Rä di Martino. Moonbird, 2022. Video Opera Live, 50 min. Courtesy Fondazione Merz.
We hear the Italian artist and film-maker Rä di Martino’s Moonbird (2022) before we see it. The composer Mauro Remiddi’s score approximates the spirit of the winged creature at the centre of the film, the haunting woodwind, drums and vocals fluttering loudly throughout the space. Unfortunately, Di Martino’s approach to the isolation of the individual feels too literal, the work’s anthropomorphic imagery too generic, to justify Moonbird’s aural disruption of the other artists’ exhibitions. In front of the screen at the far end of the hangar is a row of old-fashioned cinema seats, beside which is a vitrine displaying a pair of dark feathered wings. Because of the music and allusions to old cinema, these avian remains have more to do with gothic horror than natural history. Handled critically, this could have been interesting, not least given the gothic’s predisposition to interspecies fantasy. But the film is as unresolved in its engagement with this aesthetic as it is simplistic in its approach to humankind’s relationship with nature.

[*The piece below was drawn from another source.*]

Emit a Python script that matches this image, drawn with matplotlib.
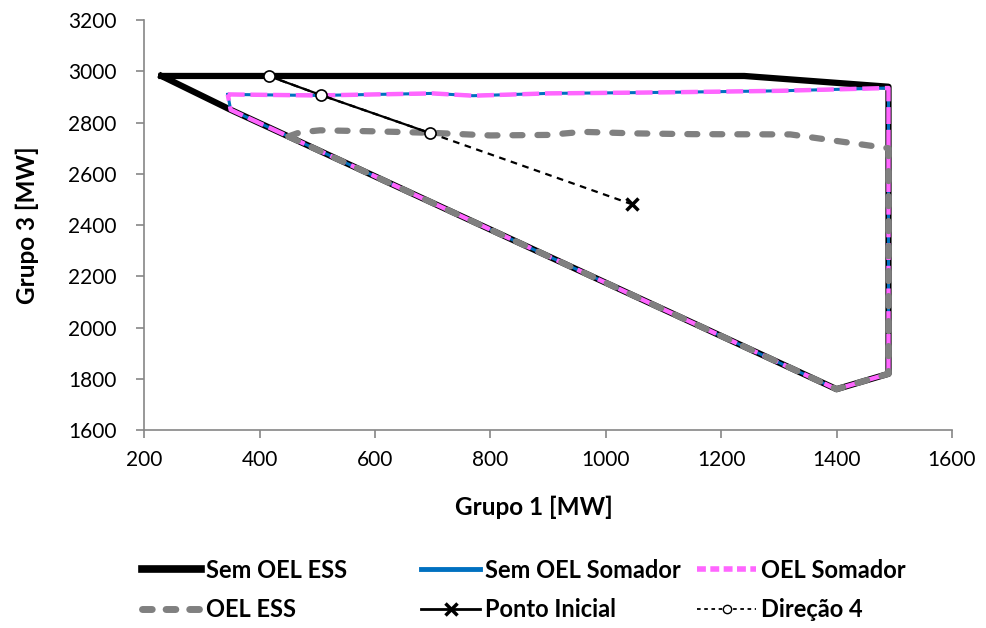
import matplotlib.pyplot as plt
from matplotlib.lines import Line2D

plt.rcParams['font.family'] = ['Lato', 'DejaVu Sans']

# Sem OEL ESS
sem_ess_x = [230, 1240, 1490, 1490, 1400, 350, 230]
sem_ess_y = [2982, 2982, 2940, 1820, 1760, 2850, 2982]

# Sem OEL Somador / OEL Somador (mesma fronteira)
somador_x = [345, 420, 500, 600, 700, 770, 900, 1100, 1300, 1490, 1490, 1400, 350, 345]
somador_y = [2910, 2908, 2906, 2910, 2914, 2905, 2914, 2918, 2924, 2935, 1820, 1760, 2850, 2910]

# OEL ESS
oel_ess_x = [450, 470, 505, 600, 700, 800, 900, 960, 1050, 1150, 1320, 1490, 1490, 1400, 450]
oel_ess_y = [2746, 2762, 2770, 2766, 2760, 2750, 2752, 2764, 2758, 2755, 2754, 2700, 1820, 1760, 2746]

# Ponto inicial e direcao 4
ponto_x = [1046]
ponto_y = [2481]
direcao_x = [1046, 696, 507, 417]
direcao_y = [2481, 2759, 2907, 2981]

fig = plt.figure(figsize=(9.87, 6.28), dpi=100)
ax = fig.add_axes([0.146, 0.315, 0.8185, 0.653])

ax.plot(sem_ess_x, sem_ess_y, color='black', lw=4.5, solid_joinstyle='round', zorder=2)
ax.plot(somador_x, somador_y, color='#0070C0', lw=2.2, zorder=3)
ax.plot(somador_x, somador_y, color='#FF66FF', lw=3.2, dashes=(3.8, 1.3), zorder=4)
ax.plot(oel_ess_x, oel_ess_y, color='#808080', lw=4.5, dashes=(1.6, 2.4),
        dash_capstyle='round', zorder=5)

ax.plot(direcao_x, direcao_y, color='black', lw=1.6, dashes=(3, 2.5), zorder=6)
ax.plot(direcao_x[1:], direcao_y[1:], color='black', lw=1.6, zorder=6)
ax.plot(direcao_x[1:], direcao_y[1:], ls='none', marker='o', ms=8, mfc='white',
        mec='black', mew=1.2, zorder=7)
ax.plot(ponto_x, ponto_y, ls='none', marker='x', ms=9, mec='black', mew=2.5, zorder=7)

ax.set_xlim(200, 1600)
ax.set_ylim(1600, 3200)
ax.set_xticks(range(200, 1601, 200))
ax.set_yticks(range(1600, 3201, 200))
for s in ['top', 'right']:
    ax.spines[s].set_visible(False)
for s in ['left', 'bottom']:
    ax.spines[s].set_color('#868686')
    ax.spines[s].set_linewidth(1.2)
ax.tick_params(direction='out', length=6, width=1.2, color='#868686', labelsize=15)
ax.tick_params(axis='x', pad=8)
ax.tick_params(axis='y', pad=14)
ax.set_xlabel('Grupo 1 [MW]', fontsize=17.5, fontweight='bold', labelpad=18)
ax.xaxis.set_label_coords(0.483, -0.16)
ax.set_ylabel('Grupo 3 [MW]', fontsize=17.5, fontweight='bold', labelpad=21)

# legenda em 3 colunas de largura igual (como no Excel)
columns = [
    ([Line2D([], [], color='black', lw=5.5),
      Line2D([], [], color='#808080', lw=5, dashes=(1.4, 2.0), dash_capstyle='round')],
     ['Sem OEL ESS', 'OEL ESS'], 142),
    ([Line2D([], [], color='#0070C0', lw=3.5),
      Line2D([], [], color='black', lw=2, marker='x', ms=8, mew=2.5)],
     ['Sem OEL Somador', 'Ponto Inicial'], 421),
    ([Line2D([], [], color='#FF66FF', lw=4, dashes=(1.6, 0.8)),
      Line2D([], [], color='black', lw=1.3, dashes=(2, 2), marker='o', ms=6,
             mfc='white', mec='black', mew=1)],
     ['OEL Somador', 'Direção 4'], 697),
]
for hs, ls, xpix in columns:
    leg = fig.legend(hs, ls, loc='center left', bbox_to_anchor=(xpix / 987, 0.0605),
                     frameon=False, prop={'size': 17, 'weight': 'bold'},
                     handlelength=2.5, handletextpad=0.2, labelspacing=0.7,
                     borderpad=0, borderaxespad=0)

fig.savefig('out.png', dpi=100)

The narrative revolves around Amedeo (Manfredi Beninati), a man lost in his own narcissistic solitude as he confines himself to his villa. One night, Amedeo tussles with an androgynous humanoid (Silvia Calderoni) with wings, who appears beside him in his sleep. Following this encounter, we see Amedeo immerse himself amid exotic plants, culminating in another hallucinatory episode as he enters the trunk of a giant fig tree. These shots were taken in the Orto Botanico di Palermo; a cursory search reveals that the ficus macrophylla was imported from Australia in the 19th century. It is the product of European colonial expansion, as ingrained into human history as the skeletons dangling in our museums. If Amedeo’s oneiric experience is supposed to bring him out of himself and closer to what is commonly known as nature, I’m left wondering if Di Martino couldn’t have unpacked the assumptions on which such imagery is based, even a little.
The quadruple exhibition gives us a strong sense that Isolitudine is about breaking beyond ourselves. This happens – or needs to happen – across species and through and across matter. And while Jarpa does not engage directly with nature or constructions thereof, her work is just as ecological, calling for a breakdown of the noncommunicative impasse between people that is embedded in the lived environment. Isolitudine is a twist on the artworld’s prevailing enthusiasm around collectivity. Rather than deliver a didactic or prescriptive statement, it reconstitutes the challenges involved in assembling the collective, the emotional and practical hurdles that need to be overcome, and the schizophrenic rollercoaster that is our islandness and our solitude and our desire to connect.